Do outro lado começou a surgir o guarda-redes, Ricardo Batista, que ia defendendo tudo o que pingava na sua direção. Afonso Taira e sobretudo Romário Baró iam sossegando a equipa quando tinha bola, procurando sempre a melhor solução para a resistência não ser só sem bola. Godwin é um foguete pronto a ser acionado pela esquerda, criou problemas. Clayton, com capacidade de choque, ia andando à bulha com os centrais como podia. Aos 15’, atirou uma bola ao poste, após lançamento de Baró, que fez uma cueca em Ugarte antes de servir o colega. Qualidade.
Francisco Trincão, mais discreto e intermitente que os colegas da frente, rematou por cima, já dentro da área, pouco depois. Foi Morita outra vez a descobrir o espaço. O Sporting perdoava e o Casa Pia ia ressistindo num 5-4-1, com os centrais João Nunes, Fernando Varela e principalmente Vasco Fernandes a ganharem muitos duelos e a resolverem alguns dos maiores problemas. Pela esquerda, Leonardo Lelo deixava alguns apontamentos interessantes. O Sporting não cruzava sempre que podia, parece ser algo que foi visado na preparação do jogo.

Gualter Fatia
Com o Sporting a chegar com menos qualidade à frente, já perto do intervalo, o golo dos visitantes aconteceu mesmo, ameaçando confirmar uma velha máxima do futebol que mete pássaros, situações desavindas oriundas do intestino e cabeças como alvo nos maus momentos que uma equipa vive, ou seja, é uma metáfora para azar ou galo (uma espécie de Lei de Murphy). Foi aos 43’. Morita cortou uma bola que aterrou nos pés do astuto Godwin. O avançado lançou Clayton, um brasileiro de Belo Horizonte que tinha o mais belo dos horizontes à frente. A finalização foi excelente, Adán bem cresceu mas nada logrou naquela ação. Foi o terceiro golo do artilheiro no campeonato. “De Vila Nova traz o samba no pé e muito jogo na asa!”, anunciava o Casa Pia aquando da contratação.

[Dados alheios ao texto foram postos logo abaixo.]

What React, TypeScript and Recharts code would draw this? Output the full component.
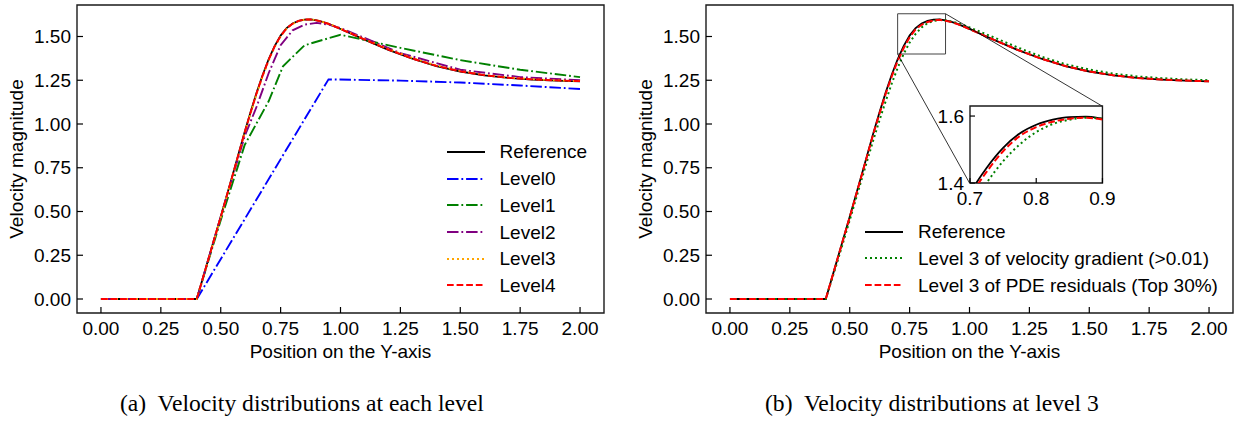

A segunda parte, até à parte já relatada no início deste texto, teve sobretudo dois momentos importantes: a estreia absoluta de Chico Lamba, o menino de 19 anos que substituiu José Marsà, desfazendo assim a defesa composta unicamente por canhotos (também Mateus Fernandes teria direito à estreia na equipa principal, aos 18 anos); e um lance de Trincão, que até antecedeu a sua porventura surpreendente substituição (por Paulinho). O esquerdino fez um túnel delicioso e lento em João Nunes e colocou a bola com aquele arco típico, à Henry vá. O poste tilintou e parecia realmente começar a engordar a tal metáfora dos pássaros.
O Sporting manteve a postura positiva, ficou mais agressiva aliás, cuspiu ainda mais gasolina na chama e cresceu… até que os golos aconteceram. O Casa Pia de Filipe Martins, que trocou o discreto Kunimoto por Neto ao intervalo, cedo começou a defender em 5-3-2, uma mudança que Filipe Martins justificaria com os movimentos de Morita. Durante a partida entrariam também Yan Eteki, Rafael Martins, Vitó e Bolgado.
“Temos de recuperar um bocadinho a chama que sempre tivemos”, atiçou assim as tropas, na véspera deste jogo, o treinador do Sporting, que agora tem cinco vitórias nas últimas seis jornadas. “É o mais importante. Mais importante que os títulos ou o dinheiro que trouxemos, o que trouxemos em termos de chama e ligação entre todos… estamos a perder um bocadinho.”
E tudo mudou quando a chama entrou lado a lado como se fosse a sombra de Paulinho, quem sabe empurrado pelo espírito killer de Peyroteo.